上田朝都(総1・横浜F・マリノスユース)

(1-0で完封勝利を収めた感想は)法大戦以来という感じで本当に久しぶりですが、やはり0失点で勝つことは大事で、うちは得失点差もあまり良くありません。こういう試合を増やしていけたら順位も上がっていくと思うので、今日は良いゲームだったなと思います。(押し込まれていたなかで、上田選手のスーパーセーブもありましたが)DFが寄せていてくれたので、ワンタッチでのシュートでしたが、そんなに思いっきりフリーで打たれたという状態ではなかったです。コースはそれなりに良いところに飛んできていたかもしれないですが、無理な体勢だったりもしたので。自分ひとりのプレーというよりは皆で守ったセーブかなというイメージですね。(1勝1敗1引分けで終えた3連戦について)初戦から内容面では結構上手くやれていたと思うのですが、やはり大事なところが抜けていました。試合と試合の間の時間が少ない中でも、皆で話し合って変えられたのは良かったです。試合を通して失点もどんどん減っているので、これに満足しないで、今日相手にやられてしまったことなどを反省しながら、続けていければ良いなと思います。
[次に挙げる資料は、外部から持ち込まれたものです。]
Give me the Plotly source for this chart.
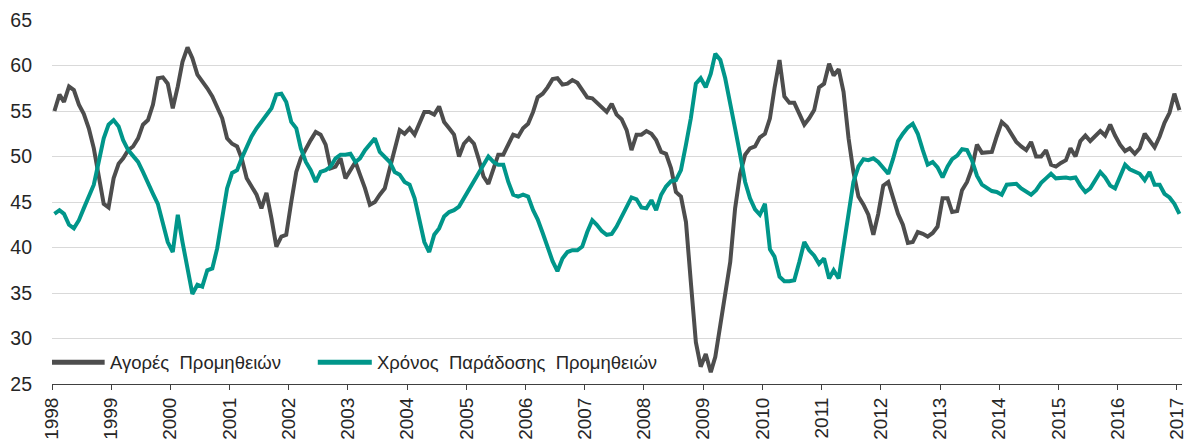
import pandas as pd
import plotly.graph_objects as go

purchases = [
    55.0, 56.8, 56.0, 57.7, 57.3, 55.7, 54.7, 53.1, 50.9, 47.6, 44.8, 44.4,
    47.6, 49.2, 49.8, 50.7, 51.1, 52.0, 53.5, 54.0, 55.7, 58.6, 58.7, 58.0,
    55.3, 57.7, 60.4, 62.0, 60.8, 59.0, 58.3, 57.5, 56.6, 55.3, 54.2, 52.0,
    51.4, 51.1, 49.8, 47.6, 46.7, 45.8, 44.3, 46.0, 43.2, 40.1, 41.2, 41.4,
    45.0, 48.3, 49.8, 50.9, 51.8, 52.7, 52.4, 51.3, 48.7, 48.9, 49.8, 47.6,
    48.5, 49.4, 48.0, 46.5, 44.7, 45.0, 45.8, 46.5, 48.7, 50.9, 52.9, 52.5,
    53.1, 52.4, 53.5, 54.9, 54.9, 54.6, 55.5, 53.8, 53.1, 52.4, 50.0, 51.4,
    52.0, 51.4, 49.8, 47.8, 47.0, 48.7, 50.2, 50.2, 51.4, 52.4, 52.2, 53.1,
    53.6, 54.9, 56.5, 56.9, 57.6, 58.5, 58.6, 57.9, 58.0, 58.4, 58.1, 57.4,
    56.5, 56.4, 55.9, 55.4, 54.9, 55.8, 54.6, 54.1, 52.9, 50.7, 52.4, 52.4,
    52.8, 52.5, 51.8, 50.5, 50.3, 48.7, 46.1, 45.6, 42.8, 36.2, 29.6, 26.9,
    28.3, 26.3, 28.0, 31.5, 35.1, 38.4, 44.3, 48.1, 50.2, 50.9, 51.1, 52.1,
    52.5, 54.2, 57.5, 60.6, 56.6, 55.9, 55.9, 54.8, 53.5, 54.2, 55.1, 57.6,
    58.0, 60.2, 58.9, 59.6, 57.1, 52.0, 48.3, 45.6, 44.7, 43.6, 41.4, 43.7,
    46.8, 47.2, 45.6, 43.7, 42.5, 40.5, 40.6, 41.7, 41.5, 41.2, 41.6, 42.3,
    45.4, 45.4, 43.9, 44.0, 46.3, 47.2, 48.7, 51.3, 50.4, 50.5, 50.5, 52.2,
    53.8, 53.3, 52.5, 51.6, 51.1, 50.7, 51.6, 50.0, 50.0, 50.7, 49.1, 48.9,
    49.3, 49.6, 50.9, 50.0, 51.7, 52.3, 51.7, 52.3, 52.8, 52.3, 53.5, 52.3,
    51.3, 50.6, 50.9, 50.3, 50.9, 52.5, 51.8, 51.0, 52.2, 53.7, 54.8, 56.9,
    55.1,
]

delivery = [
    43.7, 44.1, 43.7, 42.5, 42.1, 43.0, 44.3, 45.6, 46.9, 49.4, 52.0, 53.5,
    54.0, 53.3, 51.8, 50.7, 50.0, 49.4, 48.3, 47.0, 45.9, 44.8, 42.8, 40.6,
    39.5, 43.6, 40.6, 37.7, 34.9, 35.9, 35.7, 37.5, 37.7, 39.9, 43.6, 46.5,
    48.2, 48.5, 49.8, 51.1, 52.2, 53.1, 53.8, 54.6, 55.3, 56.8, 56.9, 56.0,
    53.8, 53.1, 50.9, 49.4, 48.5, 47.2, 48.3, 48.5, 48.9, 49.8, 50.2, 50.2,
    50.3, 49.4, 49.8, 50.7, 51.4, 52.0, 50.5, 50.0, 49.4, 48.3, 48.0, 47.2,
    46.9, 45.4, 43.2, 40.6, 39.5, 41.4, 42.1, 43.4, 43.9, 44.1, 44.5, 45.4,
    46.3, 47.4, 48.2, 49.1, 50.0, 49.4, 49.1, 49.1, 47.2, 45.8, 45.6, 45.8,
    45.6, 44.1, 43.1, 41.6, 40.0, 38.5, 37.4, 38.8, 39.5, 39.7, 39.7, 40.1,
    41.7, 43.0, 42.5, 41.8, 41.4, 41.5, 42.3, 43.4, 44.3, 45.5, 45.3, 44.4,
    44.3, 45.2, 44.1, 45.8, 46.7, 47.3, 47.4, 48.5, 51.3, 54.2, 58.0, 58.6,
    57.6, 59.1, 61.3, 60.6, 58.6, 56.0, 53.1, 50.2, 47.2, 45.4, 44.2, 43.6,
    44.8, 39.8, 39.0, 36.8, 36.3, 36.3, 36.4, 38.4, 40.6, 39.7, 39.1, 38.2,
    38.8, 36.6, 37.5, 36.6, 39.9, 43.6, 47.2, 48.9, 49.7, 49.6, 49.8, 49.4,
    48.7, 48.1, 49.7, 51.7, 52.5, 53.2, 53.6, 52.5, 50.7, 49.1, 49.4, 48.8,
    47.7, 48.9, 49.7, 50.1, 50.8, 50.7, 49.6, 47.9, 46.9, 46.6, 46.2, 46.1,
    45.8, 46.9, 47.0, 47.0, 46.5, 46.1, 45.8, 46.3, 47.1, 47.6, 48.1, 47.6,
    47.7, 47.7, 47.6, 47.7, 46.8, 46.1, 46.5, 47.5, 48.3, 47.7, 46.8, 46.5,
    47.8, 49.1, 48.6, 48.3, 48.1, 47.4, 48.3, 46.9, 46.9, 45.9, 45.5, 44.8,
    43.7,
]

series_names = ["Αγορές Προμηθειών", "Χρόνος Παράδοσης Προμηθειών"]
series_colors = ["#4d4d4d", "#00968a"]

months = pd.date_range("1998-01-01", periods=len(purchases), freq="MS") + pd.Timedelta(days=15)

fig = go.Figure()
for name, vals, col in zip(series_names, [purchases, delivery], series_colors):
    fig.add_trace(go.Scatter(
        x=months, y=vals, mode="lines", name=name, showlegend=False,
        line=dict(color=col, width=4, shape="linear"),
    ))

# Legend drawn as line samples + text labels (in plot-fraction coordinates)
legend_y = 0.06
legend_items = [(0.0, 0.0466, 0.0493), (0.2352, 0.2830, 0.2856)]
for (x0, x1, xt), name, col in zip(legend_items, series_names, series_colors):
    fig.add_shape(type="line", xref="paper", yref="paper",
                  x0=x0, x1=x1, y0=legend_y, y1=legend_y,
                  line=dict(color=col, width=5))
    fig.add_annotation(xref="paper", yref="paper", x=xt, y=legend_y,
                       xanchor="left", yanchor="middle", showarrow=False,
                       text=name.replace(" ", "\u00a0\u00a0"),
                       font=dict(family="Liberation Sans Narrow, Arial Narrow, Liberation Sans",
                                 size=18.5, color="#262626"))

fig.update_layout(
    width=1186, height=437,
    margin=dict(l=44, r=12, t=12, b=61, autoexpand=False),
    paper_bgcolor="white", plot_bgcolor="white",
    font=dict(family="Liberation Sans, Arial, sans-serif", size=19, color="#262626"),
    showlegend=False,
)
fig.update_xaxes(
    type="date", automargin=False,
    range=["1998-01-01", "2017-02-01"],
    tick0="1998-01-01", dtick="M12", tickformat="%Y",
    tickangle=-90,
    showgrid=False, showline=True, linecolor="#404040", linewidth=1,
    ticks="outside", ticklen=5, tickcolor="#404040",
    tickfont=dict(size=19),
)
fig.update_yaxes(
    range=[25, 65], dtick=5, tick0=25, automargin=False,
    showgrid=True, gridcolor="#d9d9d9", gridwidth=1,
    zeroline=False, showline=False, ticks="",
    ticklabelstandoff=19,
    tickfont=dict(size=19.5),
)

fig.write_html("out.html")
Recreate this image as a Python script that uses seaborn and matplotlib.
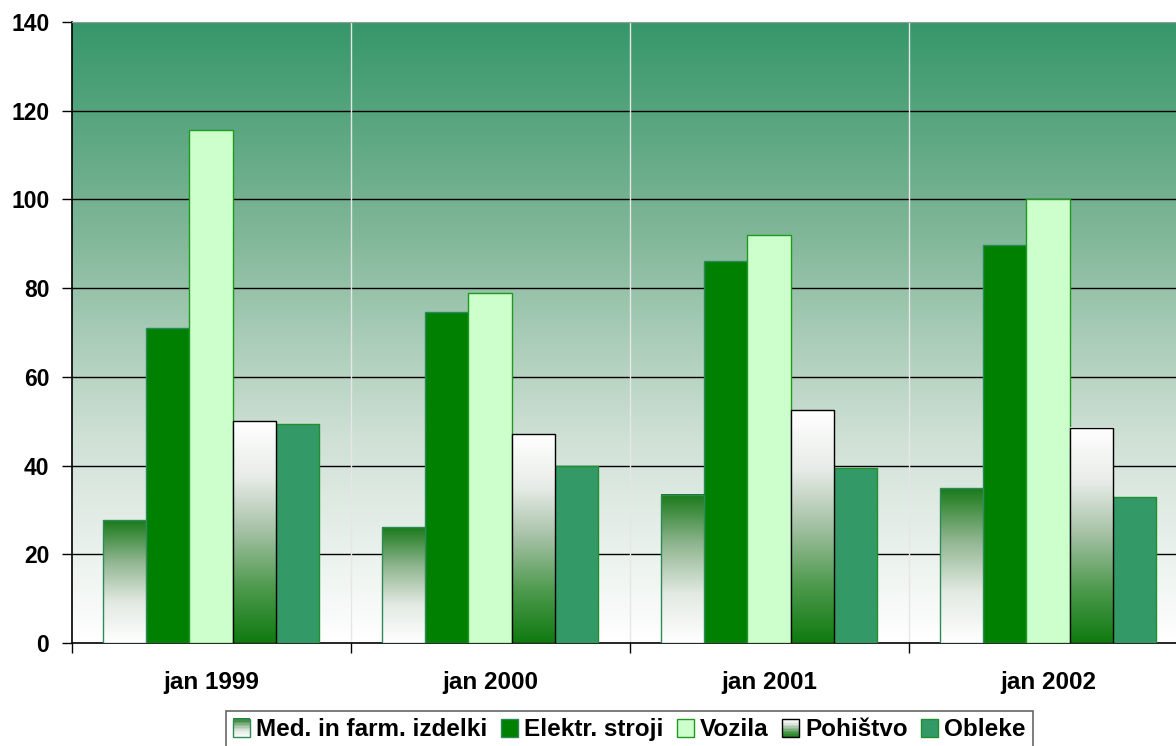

3連戦は価値あるものでした。(次節専大戦に向けて)専大も攻撃の強いチームなので、もう一度自分たちに出来ることを準備してやっていきたいと思います。

 

豊川功治(総4・ジェフ千葉U-18

試合を終えた今の気持ち)後期勝ててなくて、前期も失点が多かったので無失点に抑えることをチームの課題としてやってきて、勝利もできて、さらに無失点で勝てたのはよかったという気持ちです。(今日のチームのプレーを振り返って)苦しい時間が長かったんですけど、チーム一体となって、守れましたし、チャレンジアンドカバーも徹底できていたと思います。無失点に抑えれば、前線が取ってくれるという思いがあったので、その通りになり良かったと思います。(どんなことを意識してピッチに立っていたか)後期入ってから、ラインコントロールを含めた試合のコントロールを監督からも求められていたので、自分が声を出して全体を統率するところを意識してやっていました。(次の試合に向けて)次の相手の専修には前期は勝てたんですけど、4年間振り返っても、専修はなかなか勝てない相手なので、しっかり勝って2連勝して波に乗れるようにいい準備をして臨みたいです。

 

池田豊史貴(総3・浅野高)

(初ゴールを決めたときの気持ちとゴールシーンを振り返って)そのときの気持ちは嬉しくて頭が真っ白になって、チームメイトと叫んだっていうことしか覚えていないです。あのシーンは点を取るしかないという状況で(佐藤)海徳がサイドで持ったときに中で呼び込んで、いいクロスが入ってきたので触れば何か起こると思って足を伸ばしました。すごいいい感じのループになって入りました。自分でもびっくりしています(前半から佐藤選手が持ったときに裏のスペースを狙っていた印象だが)相手のラインが止まって、裏のスペースがチャンスということはわかっていたので、そこを抜け出そうということは意識していました。前半は自分が前に出すぎて、オフサイドになるシーンが多かったんですけど、ゴールシーンは上手くライン見て飛び出せたので、前半からやっていたことが実を結んだという感じです。(ファーストディフェンダーやポストプレーなど多くの役割があるが自身がもっとゴール前で絡むシーンを増やすためにどんな工夫が必要か)今はボールをキープして味方に渡すシーンが多いので、そのあとに自分がどれだけゴール前に走れるかとか仕掛けられるかっていうのが点を取れるかどうかに左右してくると思います。もっとゴールに向かっていくプレーを増やしたいです。(そろそろ点が欲しかった頃だと思うが、後期の充実感について)すごい今は母や周りの人から点を取るしかないと言われていて、期待してくれている中でこうやって結果が出て、チームとしても勝てたので嬉しい気持ちでいっぱいです。でも、優勝を目指しているので勝ち点3を取るしかないのでもっとチームを勝利に導けるようにしたいです。